The Great Maglev Metro Isn’t Just Another Train Game

Does the world really need another train game? I feel like the answer is always “yes,” even though trains are rather well-represented, to put it mildly, in the tabletop gaming space. BoardGameGeek lists 1351 train games on its site, or about 1% of all games in its comprehensive database. Perhaps the best family game of all time, Ticket to Ride, is a train game at its heart. Steam (also published as Age of Steam) is the king of pickup-and-delivery games. Brass, by the same designer as Steam, is a favorite among fans of heavy economic games. Colt Express, which won the Spiel des Jahres a few years ago, pits the players as bandits all robbing the same train in the Old West.

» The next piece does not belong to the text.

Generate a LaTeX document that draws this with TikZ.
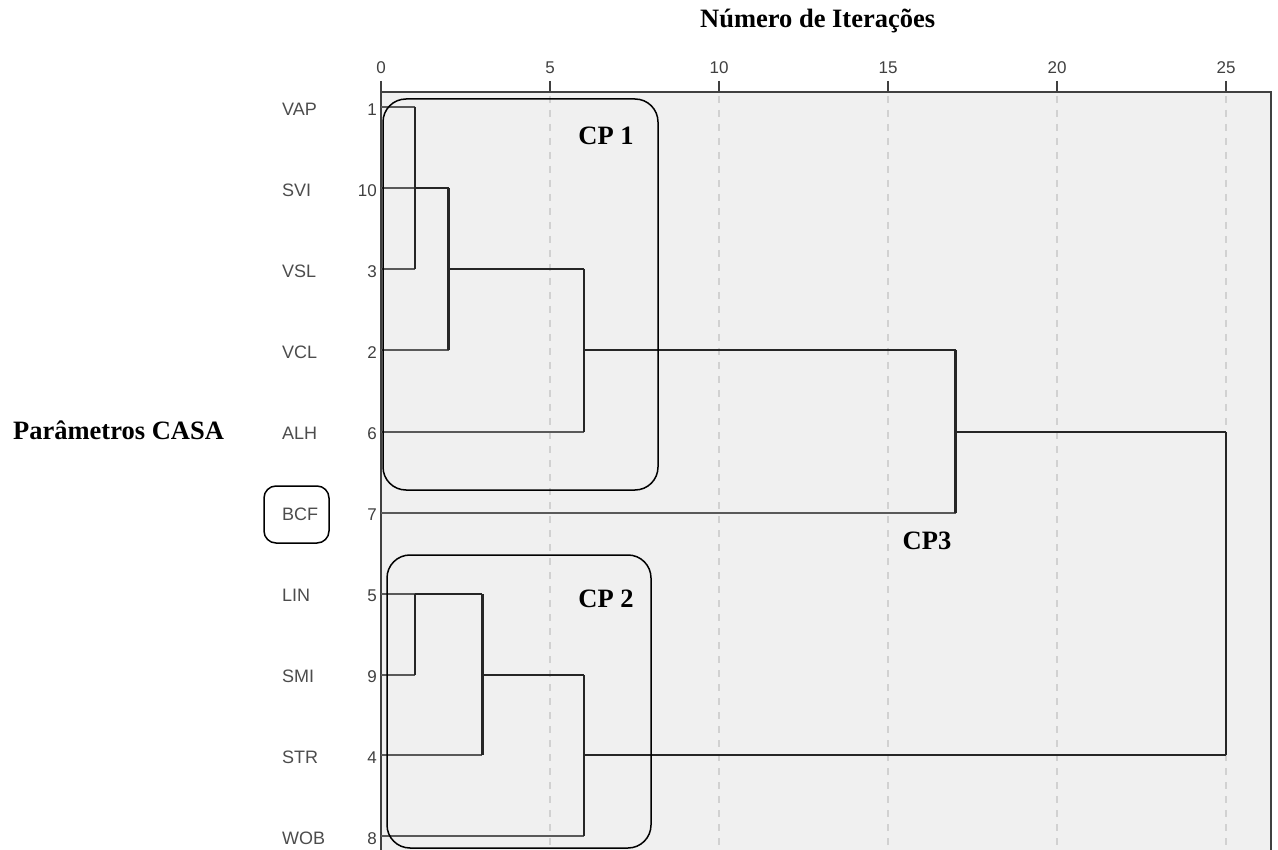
\documentclass[tikz,border=0pt]{standalone}
\usepackage{fontspec}
\setmainfont{Liberation Serif}
\setsansfont{Liberation Sans}
\usetikzlibrary{positioning}

\begin{document}
\begin{tikzpicture}[
    x=1pt, y=-1pt,
    leaf/.style={draw=black!65, line width=1.7pt},
    link/.style={draw=black!85, line width=2.6pt},
    gridline/.style={draw=black!18, line width=1.4pt, dash pattern=on 7pt off 7pt},
    clubox/.style={draw=black, line width=1.5pt, rounded corners=23pt},
    varlab/.style={font=\sffamily\fontsize{18}{20}\selectfont, text=black!70, anchor=west, inner sep=0pt},
    numlab/.style={font=\sffamily\fontsize{17}{19}\selectfont, text=black!75, anchor=east, inner sep=0pt},
    cplab/.style={font=\bfseries\fontsize{26.5}{30}\selectfont}
]
\useasboundingbox (0,0) rectangle (1278,850);

% Plot area
\fill[black!6] (381,92) rectangle (1271,850);
\draw[black!75, line width=2pt] (381,850) -- (381,92) -- (1271,92) -- (1271,850);

% Axis, ticks and grid
\foreach \t in {0,5,...,25} {
    \draw[black!75, line width=2pt] ({381+33.8*\t},81) -- ({381+33.8*\t},92);
    \node[font=\sffamily\fontsize{17}{19}\selectfont, text=black!75] (tick\t) at ({381+33.8*\t},68) {\t};
}
\foreach \t in {5,10,...,25}
    \draw[gridline] ({381+33.8*\t},96) -- ({381+33.8*\t},850);

% Titles
\node[cplab, anchor=base west, inner sep=0pt] (xtitle) at (700,28) {Número de Iterações};
\node[cplab, anchor=base west, inner sep=0pt] (ytitle) at (13,439) {Parâmetros CASA};

% Variables and case numbers
\foreach \v/\n [count=\i from 0] in {VAP/1,SVI/10,VSL/3,VCL/2,ALH/6,BCF/7,LIN/5,SMI/9,STR/4,WOB/8} {
    \node[varlab] (v\n) at (282, 109+81*\i) {\v};
    \node[numlab] (n\n) at (377, 110+81*\i) {\n};
}

% Dendrogram
\begin{scope}[shift={(381,0)}, x=33.8pt]
    % leaves
    \draw[leaf] (0,107) -- (1,107);
    \draw[leaf] (0,188) -- (2,188);
    \draw[leaf] (0,269) -- (1,269);
    \draw[leaf] (0,350) -- (2,350);
    \draw[leaf] (0,432) -- (6,432);
    \draw[leaf] (0,513) -- (17,513);
    \draw[leaf] (0,594) -- (1,594);
    \draw[leaf] (0,675) -- (1,675);
    \draw[leaf] (0,755) -- (3,755);
    \draw[leaf] (0,836) -- (6,836);
    % upper cluster
    \draw[link] (1,107) -- (1,269);
    \draw[link] (1,188) -- (2,188);
    \draw[link] (2,188) -- (2,350);
    \draw[link] (2,269) -- (6,269);
    \draw[link] (6,269) -- (6,432);
    \draw[link] (6,350) -- (17,350);
    \draw[link] (17,350) -- (17,513);
    \draw[link] (17,432) -- (25,432);
    % lower cluster
    \draw[link] (1,594) -- (1,675);
    \draw[link] (1,594) -- (3,594);
    \draw[link] (3,594) -- (3,755);
    \draw[link] (3,675) -- (6,675);
    \draw[link] (6,675) -- (6,836);
    \draw[link] (6,755) -- (25,755);
    % top join
    \draw[link] (25,432) -- (25,755);
\end{scope}

% Group boxes
\draw[clubox] (383,99) rectangle (658,490);
\draw[clubox] (387,555) rectangle (651,848);
\draw[clubox, rounded corners=12pt] (264,486) rectangle (329,543);

% Group labels
\node[cplab] (cp1) at (606,136) {CP 1};
\node[cplab] (cp2) at (606,599) {CP 2};
\node[cplab] (cp3) at (927,541) {CP3};

\end{tikzpicture}
\end{document}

Maglev Metro enters this crowded space with a very familiar pickup-and-delivery mechanic, but changes the dynamic of most train games by getting rid of blocking moves, taking advantage of better manufacturing to include high-quality clear plastic components that stack on the game board. This reroutes the competition (pun intended) away from worrying about where your opponents are building and focuses it on delivering the most valuable passengers to the right stations, with certain passengers more useful early in the game and others more useful at endgame.
The game comes with a two-sided board, showing Berlin on one side and Manhattan on the other, with a few differences between the two; the rulebook suggests Manhattan is better for casual players, but I think they’re just different rather than one being easier. Players will then work to place their tracks, shown on clear plastic hex tiles, between the stations there at the start of the game and the recessed hex spaces on the board, in which they’ll build the 11 stations to which you’ll deliver the game’s various meeples.
There are seven types of meeples, three robots in metallic colors (gold, silver, and copper) and four passengers in pastels (light and dark purple, pink, and coral). When you deliver a meeple to the matching station, you can place it on your player board, which has recessed spots that show what color of meeple can go in them. Robot meeples are functional, but don’t deliver points; you primarily use them to unlock more actions or expand the power of existing actions (e.g., laying two tracks per action instead of one). Passengers are primarily there for points, as you get points for the passengers you have at game-end, and placing them in the right rows or columns can score you more points per passenger or let you score more of your personal objective cards. You get two actions per turn to start the game, but can boost that by placing four specific meeples in the three rows for that purpose, and you can’t place any of the pastel stations until you’ve unlocked those with two meeples apiece, again in specific combinations.
You have a slew of choices for your actions each turn, and the ones you use will vary as the game progresses. The most important one is laying tracks, one per ‘unit’ on your board in that row, up to four for one action. You may lay those tracks anywhere, as long as you don’t exceed two tracks connecting to any station (your line can’t branch out of any station, except from the central Hub on the Manhattan board). When you’ve laid tracks to an empty, recessed hex, you can build a station there for an action. You can move your train for an action. Picking up passengers and dropping them off are each separate actions, and at the start you can only handle one passenger per action—and you can only carry one passenger until you use robot meeples to boost your capacity. You can even use the adjust action to move robot meeples (never passengers) on your board if you need to boost different actions.